The seeking attitude in the scenarios of the same attitudes with regional quantitative differences and mixed multi-attitudes has a greater impact on the scales and levels of settlements. Precisely, the increased numbers of seeking attitude settings indicate the obvious phenomenon of large and small numbers of settlements. It is more prominent in the second scenario with the characteristics of significant agglomeration gains and rapid growth. The overall primacy ratio of the seeking model is larger in the first scenario. The agglomeration effect of the primary city plays a crucial role. However, in the second scenario, as the degree of aversion increases, the influence of risk attitudes becomes strong, and the absolute value of the slope tends to increase synchronously.

(2)

Empirical studies of six provinces in China have found that the size and number of urban scales are highly related to the law of situational settlement size. The results show a phenomenon of large-scale cities holding small numbers, while the opposite occurs in small-scale cities. Areas with higher levels of economic development with opened policies correspond to higher slopes, which is relevant to the influences of seeking attitudes. Culturally conservative and resource-stressed areas are similar to the lower slopes of the effects of aversion attitudes; the excessive area remains at a moderate level. The primacy ratio is more similar to the mixed attitude scenario, with some volatility in each region. Economies play more role in core areas than the backward regions.

(3)

Risk attitude exists in any decision. The uncertain development of land use leads to the phenomenon of uneven resource allocation and slow urbanization development at the urban scale during urban development. In the past, the concept of “Garden City Theory” in the urban system regards multiple regions as a whole. The ideas of centralization, metropolis, and border town system constantly emphasize integrated urban development. When the centralized provinces (districts) are formulated through policymaking, the polarization center in the region can be guided; the development preferences of risk-taking subjects for small cities can be stimulated; moreover, the “diffusion effect” and “ trickle-down effect” in economically developed areas will be strengthened for promoting the balanced development of regions. As for the decentralized provinces (districts), it will be beneficial to promote the development of regional economies, and cultural exchanges through improving urban economic activities’ degree of agglomeration, and guiding the agglomeration of population and capital.
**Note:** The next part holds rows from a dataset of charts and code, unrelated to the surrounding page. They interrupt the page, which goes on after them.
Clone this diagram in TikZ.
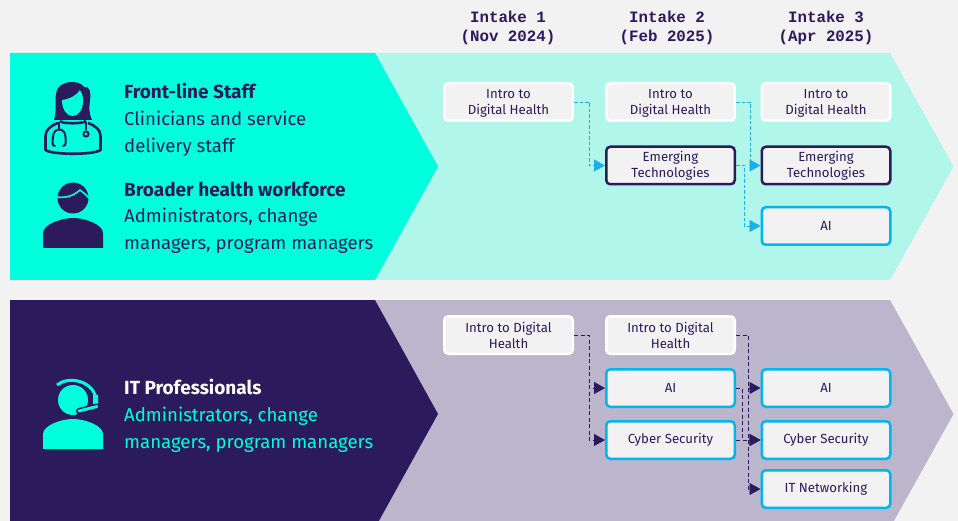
\documentclass[tikz,border=0pt]{standalone}
\usepackage{fontspec}
\setmainfont{Fira Sans}
\setmonofont{Liberation Mono}
\usetikzlibrary{arrows.meta}
\definecolor{pagebg}{HTML}{F2F2F2}
\definecolor{navy}{HTML}{2B1A5C}
\definecolor{aqua}{HTML}{00FFDD}
\definecolor{aqualight}{HTML}{B0F6EA}
\definecolor{lav}{HTML}{BBB6CB}
\definecolor{sky}{HTML}{00B5F0}
\definecolor{skyline}{HTML}{1EAEE8}
\newcommand\lowerline{\rule{0pt}{12pt}}
\tikzset{
  x=1pt,y=-1pt,
  course/.style={draw,fill=pagebg,line width=2.5pt,rounded corners=4pt,minimum width=128.5pt,minimum height=37.5pt,inner sep=0pt,align=center,text=navy,font=\fontsize{13.2}{16}\selectfont},
  plain/.style={course,draw=white},
  dark/.style={course,draw=navy},
  blue/.style={course,draw=sky},
  head/.style={align=center,text=navy,font=\fontsize{15.8}{19}\selectfont\ttfamily\bfseries},
  title/.style={anchor=base west,inner sep=0pt,font=\fontsize{19}{22}\selectfont\bfseries},
  body/.style={anchor=base west,inner sep=0pt,font=\fontsize{18.6}{22}\selectfont},
  linkA/.style={draw=skyline,line width=0.8pt,dash pattern=on 3.5pt off 2pt,-{Triangle[length=11pt,width=12pt,fill=skyline]}},
  linkB/.style={draw=navy,line width=0.9pt,dash pattern=on 4pt off 2.5pt,-{Triangle[length=11pt,width=12pt,fill=navy]}},
}
\begin{document}
\begin{tikzpicture}
\useasboundingbox (0,0) rectangle (958,521);
\fill[pagebg] (0,0) rectangle (958,521);
% bands
\fill[aqualight] (370,53) -- (890,53) -- (953.5,166.5) -- (890,280) -- (370,280) -- cycle;
\fill[aqua] (10,53) -- (375,53) -- (438,166.5) -- (375,280) -- (10,280) -- cycle;
\begin{scope}
\clip (0,0) rectangle (958,521);
\fill[lav] (370,300) -- (890,300) -- (953.5,414) -- (890,528) -- (370,528) -- cycle;
\fill[navy] (10,300) -- (375,300) -- (438,414) -- (375,528) -- (10,528) -- cycle;
\end{scope}
% headers
\node[head] (h1) at (508,28) {Intake 1\\(Nov 2024)};
\node[head] (h2) at (667,28) {Intake 2\\(Feb 2025)};
\node[head] (h3) at (826,28) {Intake 3\\(Apr 2025)};
% doctor icon
\fill[navy] (54,120) .. controls (57,110) and (55,100) .. (56,94) .. controls (57,85) and (65,82) .. (72,82) .. controls (78,82) and (82,84) .. (84,87) .. controls (90,86) and (91,92) .. (90,100) .. controls (89,108) and (89,114) .. (92,120) -- cycle;
\fill[aqua] (62,100) .. controls (70,99) and (77,95) .. (80,90) .. controls (82,93) and (83,96) .. (83,101) .. controls (83,110) and (78,116) .. (72.5,116) .. controls (67,116) and (62,110) .. (62,100) -- cycle;
\draw[navy,line width=2.6pt] (60,121) .. controls (62,124) and (83,124) .. (86,121);
\draw[navy,line width=2.6pt,line join=round] (58,123) .. controls (50,126) and (45.5,130) .. (45.5,136) -- (45.5,150) .. controls (52,155) and (94,155) .. (100.5,150) -- (100.5,136) .. controls (100.5,130) and (96,126) .. (88,123);
\draw[navy,line width=2pt] (59,122) -- (59,130);
\draw[navy,line width=2pt,line cap=round] (55,146) .. controls (51,146) and (53,140) .. (53,137) .. controls (53,127) and (65.5,127) .. (65.5,137) .. controls (65.5,140) and (67,146) .. (63,146);
\draw[navy,line width=2pt] (86,122) -- (86,130);
\draw[navy,line width=2pt,fill=aqua] (86,134) circle[radius=2.6pt];
% man icon
\fill[navy] (43,248) -- (43,233) .. controls (43,225) and (60,218) .. (73,218) .. controls (86,218) and (103,225) .. (103,233) -- (103,248) -- cycle;
\fill[navy] (73,198) circle[radius=15.5pt];
\draw[aqua,line width=1.6pt] (55,197) .. controls (65,198) and (72,197) .. (80,190) .. controls (83,192) and (85,194) .. (89,198);
% headset icon
\fill[aqua] (43,449) -- (43,434) .. controls (43,426) and (60,419) .. (73,419) .. controls (86,419) and (103,426) .. (103,434) -- (103,449) -- cycle;
\fill[aqua] (73,400) circle[radius=15pt];
\draw[aqua,line width=3pt] (57,385) .. controls (68,376) and (92,380) .. (96,398);
\fill[navy] (73,417) -- (90,405) -- (90,417) -- cycle;
\fill[aqua] (93,395) -- (98,395) -- (98,406) -- (93,408) -- cycle;
\draw[navy,line width=6pt,line cap=round] (79,411) -- (97,406.5);
\draw[aqua,line width=3pt,line cap=round] (79,411) -- (97,406.5);
% left texts
\node[title,text=navy] (t1) at (124,99) {Front-line Staff};
\node[body,text=navy] (t2) at (124,126) {Clinicians and service};
\node[body,text=navy] (t3) at (124,153) {delivery staff};
\node[title,text=navy] (t4) at (124,197) {Broader health workforce};
\node[body,text=navy] (t5) at (124,223) {Administrators, change};
\node[body,text=navy] (t6) at (124,250) {managers, program managers};
\node[title,text=white] (t7) at (124,394) {IT Professionals};
\node[body,text=aqua] (t8) at (124,421) {Administrators, change};
\node[body,text=aqua] (t9) at (124,448) {managers, program managers};
% course boxes, upper band
\node[plain] (a1) at (508.5,102) {\lowerline Intro to\\Digital Health};
\node[plain] (a2) at (670.5,102) {\lowerline Intro to\\Digital Health};
\node[plain] (a3) at (826,102) {\lowerline Intro to\\Digital Health};
\node[dark] (a4) at (670.5,165.5) {Emerging\\Technologies};
\node[dark] (a5) at (826,165.5) {Emerging\\Technologies};
\node[blue] (a6) at (826,226) {AI};
% course boxes, lower band
\node[plain] (b1) at (508.5,335) {\lowerline Intro to Digital\\Health};
\node[plain] (b2) at (670.5,335) {\lowerline Intro to Digital\\Health};
\node[blue] (b3) at (670.5,388) {AI};
\node[blue] (b4) at (670.5,440) {Cyber Security};
\node[blue] (b5) at (826,388) {AI};
\node[blue] (b6) at (826,440) {Cyber Security};
\node[blue] (b7) at (826,489) {IT Networking};
% connectors
\draw[linkA] (a1.east) -- ++(15,0) |- (a4.west);
\draw[linkA] (a2.east) -- ++(14,0) |- (a5.west);
\draw[linkA] (a4.east) -- ++(8,0) |- (a6.west);
\draw[linkB] (b1.east) -- ++(15,0) |- (b3.west);
\draw[linkB] (b1.east) -- ++(15,0) |- (b4.west);
\draw[linkB] (b2.east) -- ++(12,0) |- (b5.west);
\draw[linkB] (b2.east) -- ++(12,0) |- (b7.west);
\draw[linkB] (b3.east) -- ++(6,0) |- (b6.west);
\draw[linkB] (b4.east) -- (b6.west);
\end{tikzpicture}
\end{document}
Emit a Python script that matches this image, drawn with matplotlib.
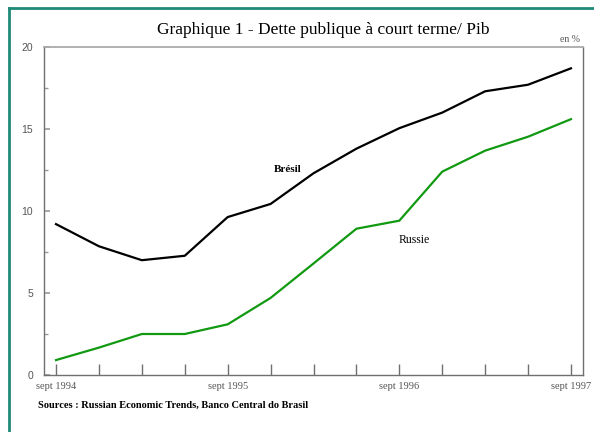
"""Dette publique a court terme / PIB, Bresil et Russie."""

import matplotlib.pyplot as plt
from matplotlib.lines import Line2D
from matplotlib.ticker import MultipleLocator

SERIF = "Liberation Serif"
SANS = "Liberation Sans"
GREY = "#555555"
SPINE = "#707070"
BORDER = "#1f8a78"

periods = list(range(13))
tick_labels = ["sept 1994", "", "", "", "sept 1995", "", "", "",
               "sept 1996", "", "", "", "sept 1997"]
bresil = [9.2, 7.85, 7.0, 7.27, 9.63, 10.43, 12.3, 13.8, 15.05, 16.0,
          17.3, 17.7, 18.7]
russie = [0.91, 1.67, 2.5, 2.5, 3.09, 4.7, 6.8, 8.92, 9.41, 12.4,
          13.68, 14.53, 15.6]


fig = plt.figure(figsize=(5.94, 4.32), dpi=100)
ax = fig.add_axes([44 / 594, 1 - 375 / 432, 539 / 594, 328 / 432])

ax.plot(periods, bresil, color="black", linewidth=1.6)
ax.plot(periods, russie, color="#119911", linewidth=1.6)

ax.set_xlim(-0.28, 12.28)
ax.set_ylim(0, 20)
ax.set_xticks(periods)
ax.set_xticklabels(tick_labels, fontfamily=SERIF, fontsize=7.5, color=GREY)
ax.yaxis.set_major_locator(MultipleLocator(5))
ax.yaxis.set_minor_locator(MultipleLocator(2.5))
for lab in ax.get_yticklabels():
    lab.set_fontfamily(SANS)
    lab.set_fontsize(7.5)
    lab.set_color(GREY)

ax.tick_params(axis="x", direction="in", length=8, width=1, color=SPINE, pad=5)
ax.tick_params(axis="y", which="major", direction="in", length=4, width=1.2,
               color="#999999", pad=8)
ax.tick_params(axis="y", which="minor", direction="in", length=3, width=1,
               color="#999999")

for side in ["left", "bottom", "right"]:
    ax.spines[side].set_color(SPINE)
    ax.spines[side].set_linewidth(1)
ax.spines["top"].set_color("#aaaaaa")
ax.spines["top"].set_linewidth(1.3)

ax.text(5.4, 12.55, "Brésil", fontfamily=SERIF, fontsize=8, fontweight="bold",
        ha="center", va="center")
ax.text(8.35, 8.25, "Russie", fontfamily=SERIF, fontsize=8.5,
        ha="center", va="center")

fig.text(323 / 594, 1 - 30 / 432,
         "Graphique 1 - Dette publique à court terme/ Pib",
         fontfamily=SERIF, fontsize=12.5, ha="center", va="center")
fig.text(570 / 594, 1 - 39 / 432, "en %", fontfamily=SERIF, fontsize=7,
         color=GREY, ha="center", va="center")
fig.text(38 / 594, 1 - 405 / 432,
         "Sources : Russian Economic Trends, Banco Central do Brasil",
         fontfamily=SERIF, fontsize=7.5, fontweight="bold",
         ha="left", va="center")

# cadre du graphique (bords gauche et haut)
fig.add_artist(Line2D([8.5 / 594, 8.5 / 594], [0, 1 - 8 / 432],
                      transform=fig.transFigure, color=BORDER, linewidth=2))
fig.add_artist(Line2D([8.5 / 594, 1], [1 - 8 / 432, 1 - 8 / 432],
                      transform=fig.transFigure, color=BORDER, linewidth=2))

fig.savefig("out.png", dpi=100, facecolor="white")
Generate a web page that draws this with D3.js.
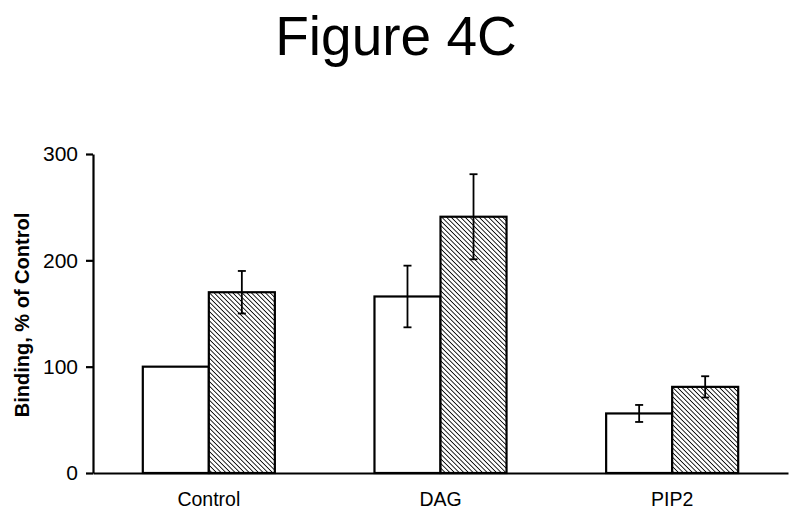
<!DOCTYPE html>
<html><head><meta charset="utf-8">
<script src="https://cdn.jsdelivr.net/npm/d3@7"></script>
<style>body{margin:0;background:#fff}</style>
</head><body><svg id="c" width="800" height="522"></svg>
<script>
const categories = ["Control", "DAG", "PIP2"];
const series = ["Open", "Hatched"];
const openValues = [100, 166, 56];
const openErrors = [0, 29, 8];
const hatchedValues = [170, 241, 81];
const hatchedErrors = [20, 40, 10];
const yTicks = [0, 100, 200, 300];

(function(){
const svg = d3.select("#c");
const font = "Arial, 'Liberation Sans', sans-serif";
const mLeft = 93, mRight = 788, mTop = 154, mBottom = 473;

const defs = svg.append("defs");
const pat = defs.append("pattern").attr("id","hatch").attr("patternUnits","userSpaceOnUse")
  .attr("width",3.3).attr("height",3.3).attr("patternTransform","rotate(-45)");
pat.append("rect").attr("width",3.3).attr("height",3.3).attr("fill","#fff");
pat.append("line").attr("x1",0).attr("y1",0).attr("x2",0).attr("y2",3.3)
  .attr("stroke","#000").attr("stroke-width",1.7);

const x0 = d3.scaleBand().domain(categories).range([mLeft,mRight]).padding(0);
const x1 = d3.scaleBand().domain(series).range([x0.bandwidth()*0.215, x0.bandwidth()*0.785]).padding(0);
const y = d3.scaleLinear().domain([0,300]).range([mBottom,mTop]);

const data = [];
categories.forEach((c,i)=>{
  data.push({c, s:"Open", v:openValues[i], e:openErrors[i]});
  data.push({c, s:"Hatched", v:hatchedValues[i], e:hatchedErrors[i]});
});

svg.append("text").attr("x",396).attr("y",55).attr("text-anchor","middle")
  .attr("font-family",font).attr("font-size",55).text("Figure 4C");

const g = svg.append("g");
g.selectAll("rect.bar").data(data).join("rect").attr("class","bar")
  .attr("x",d=>x0(d.c)+x1(d.s)).attr("width",x1.bandwidth())
  .attr("y",d=>y(d.v)).attr("height",d=>y(0)-y(d.v))
  .attr("fill",d=>d.s==="Open"?"#fff":"url(#hatch)")
  .attr("stroke","#000").attr("stroke-width",2.2);

const eb = g.selectAll("g.err").data(data.filter(d=>d.e>0)).join("g").attr("class","err");
const cx = d=>x0(d.c)+x1(d.s)+x1.bandwidth()/2;
eb.append("line").attr("x1",cx).attr("x2",cx).attr("y1",d=>y(d.v+d.e)).attr("y2",d=>y(d.v-d.e))
  .attr("stroke","#000").attr("stroke-width",1.8);
eb.append("line").attr("x1",d=>cx(d)-4).attr("x2",d=>cx(d)+4).attr("y1",d=>y(d.v+d.e)).attr("y2",d=>y(d.v+d.e))
  .attr("stroke","#000").attr("stroke-width",1.8);
eb.append("line").attr("x1",d=>cx(d)-4).attr("x2",d=>cx(d)+4).attr("y1",d=>y(d.v-d.e)).attr("y2",d=>y(d.v-d.e))
  .attr("stroke","#000").attr("stroke-width",1.8);

const ya = svg.append("g").attr("transform",`translate(${mLeft},0)`)
  .call(d3.axisLeft(y).tickValues(yTicks).tickSize(7).tickPadding(8).tickSizeOuter(0));
ya.select(".domain").attr("stroke-width",2.2).attr("stroke","#000");
ya.selectAll(".tick line").attr("stroke-width",2.2).attr("stroke","#000");
ya.selectAll(".tick text").attr("font-family",font).attr("font-size",21).attr("fill","#000");

const xa = svg.append("g").attr("transform",`translate(0,${mBottom})`)
  .call(d3.axisBottom(x0).tickSize(0).tickPadding(19).tickSizeOuter(0));
xa.select(".domain").attr("stroke-width",2.2).attr("stroke","#000");
xa.selectAll(".tick text").attr("font-family",font).attr("font-size",19.5).attr("fill","#000");

svg.append("text").attr("transform",`translate(29,315) rotate(-90)`)
  .attr("text-anchor","middle").attr("font-family",font).attr("font-weight","bold")
  .attr("font-size",20).text("Binding, % of Control");
})();
</script></body></html>
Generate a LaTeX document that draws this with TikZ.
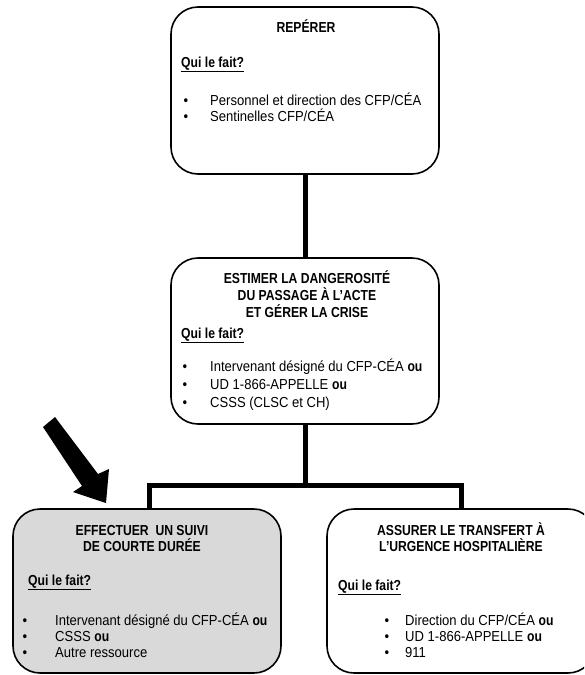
\documentclass[tikz,border=0pt]{standalone}
\usepackage{fontspec}
\setmainfont{Liberation Sans}[FakeStretch=0.9, BoldFeatures={FakeStretch=0.84}]
\usetikzlibrary{calc}
\definecolor{shade}{RGB}{217,217,217}
\begin{document}
\begin{tikzpicture}[x=1pt,y=-1pt,
  stage/.style={draw=black, line width=1.6pt, rounded corners=27pt,
    minimum width=268pt, inner sep=0pt},
  conn/.style={line width=5pt},
  ttl/.style={font=\fontsize{14.5}{16}\selectfont\bfseries, anchor=base, inner sep=0pt},
  who/.style={font=\fontsize{14.5}{16}\selectfont\bfseries, anchor=base west, inner sep=0pt},
  item/.style={font=\fontsize{14.5}{16}\selectfont, anchor=base west, inner sep=0pt},
  dot/.style={font=\fontsize{14.5}{16}\selectfont, anchor=base, inner sep=0pt}
]
\clip (0,0) rectangle (584,675);

% stage boxes
\node[stage, minimum height=167pt] (b1) at (305,90.5) {};
\node[stage, minimum height=166pt] (b2) at (305,341) {};
\node[stage, fill=shade, minimum height=164pt] (b3) at (147,591) {};
\node[stage, minimum height=164pt] (b4) at (461,591) {};

% connectors
\coordinate (split) at (305,485);
\draw[conn] (b1.south) -- (b2.north);
\draw[conn] (b2.south) -- (split);
\draw[conn] ($(b3.north)+(2.5,0)$) |- (split) -| (b4.north);

% pointer arrow
\fill[black] (43,427) -- (55,417) -- (98,474) -- (109,469) -- (106,503)
  -- (73,492) -- (82,486) -- cycle;

% box 1
\node[ttl] (t1) at (306,32) {REPÉRER};
\node[who] (q1) at (181,67) {\underline{Qui le fait?}};
\node[dot] (d1a) at (186,105) {\textbullet};
\node[item] (i1a) at (210,105) {Personnel et direction des CFP/CÉA};
\node[dot] (d1b) at (186,121) {\textbullet};
\node[item] (i1b) at (210,121) {Sentinelles CFP/CÉA};

% box 2
\node[ttl] (t2a) at (307,283) {ESTIMER LA DANGEROSITÉ};
\node[ttl] (t2b) at (307,300) {DU PASSAGE À L’ACTE};
\node[ttl] (t2c) at (307,317) {ET GÉRER LA CRISE};
\node[who] (q2) at (181,338) {\underline{Qui le fait?}};
\node[dot] (d2a) at (185,371) {\textbullet};
\node[item] (i2a) at (210,371) {Intervenant désigné du CFP-CÉA \textbf{ou}};
\node[dot] (d2b) at (185,389) {\textbullet};
\node[item] (i2b) at (210,389) {UD 1-866-APPELLE \textbf{ou}};
\node[dot] (d2c) at (185,407) {\textbullet};
\node[item] (i2c) at (210,407) {CSSS (CLSC et CH)};

% box 3
\node[ttl] (t3a) at (142,535) {EFFECTUER\ \ UN SUIVI};
\node[ttl] (t3b) at (142,551) {DE COURTE DURÉE};
\node[who] (q3) at (28,585) {\underline{Qui le fait?}};
\node[dot] (d3a) at (25,625) {\textbullet};
\node[item] (i3a) at (55,625) {Intervenant désigné du CFP-CÉA \textbf{ou}};
\node[dot] (d3b) at (25,641) {\textbullet};
\node[item] (i3b) at (55,641) {CSSS \textbf{ou}};
\node[dot] (d3c) at (25,657) {\textbullet};
\node[item] (i3c) at (55,657) {Autre ressource};

% box 4
\node[ttl] (t4a) at (461,535) {ASSURER LE TRANSFERT À};
\node[ttl] (t4b) at (461,551) {L’URGENCE HOSPITALIÈRE};
\node[who] (q4) at (338,590) {\underline{Qui le fait?}};
\node[dot] (d4a) at (387,625) {\textbullet};
\node[item] (i4a) at (405,625) {Direction du CFP/CÉA \textbf{ou}};
\node[dot] (d4b) at (387,641) {\textbullet};
\node[item] (i4b) at (405,641) {UD 1-866-APPELLE \textbf{ou}};
\node[dot] (d4c) at (387,657) {\textbullet};
\node[item] (i4c) at (405,657) {911};
\end{tikzpicture}
\end{document}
This study aims at enriching the research on the influence of the power law on an urban scale. It provides a reference for new urbanization construction from the perspective of risk attitude control, in order to promote a complete urban structural system. However, in the procedure of the introduction in risk attitudes, this study does not consider the game mechanism among the government, the developers, or the residents. The simulated scenarios are also based on idealized states, without considering the heterogeneity of the real world, which requires further research.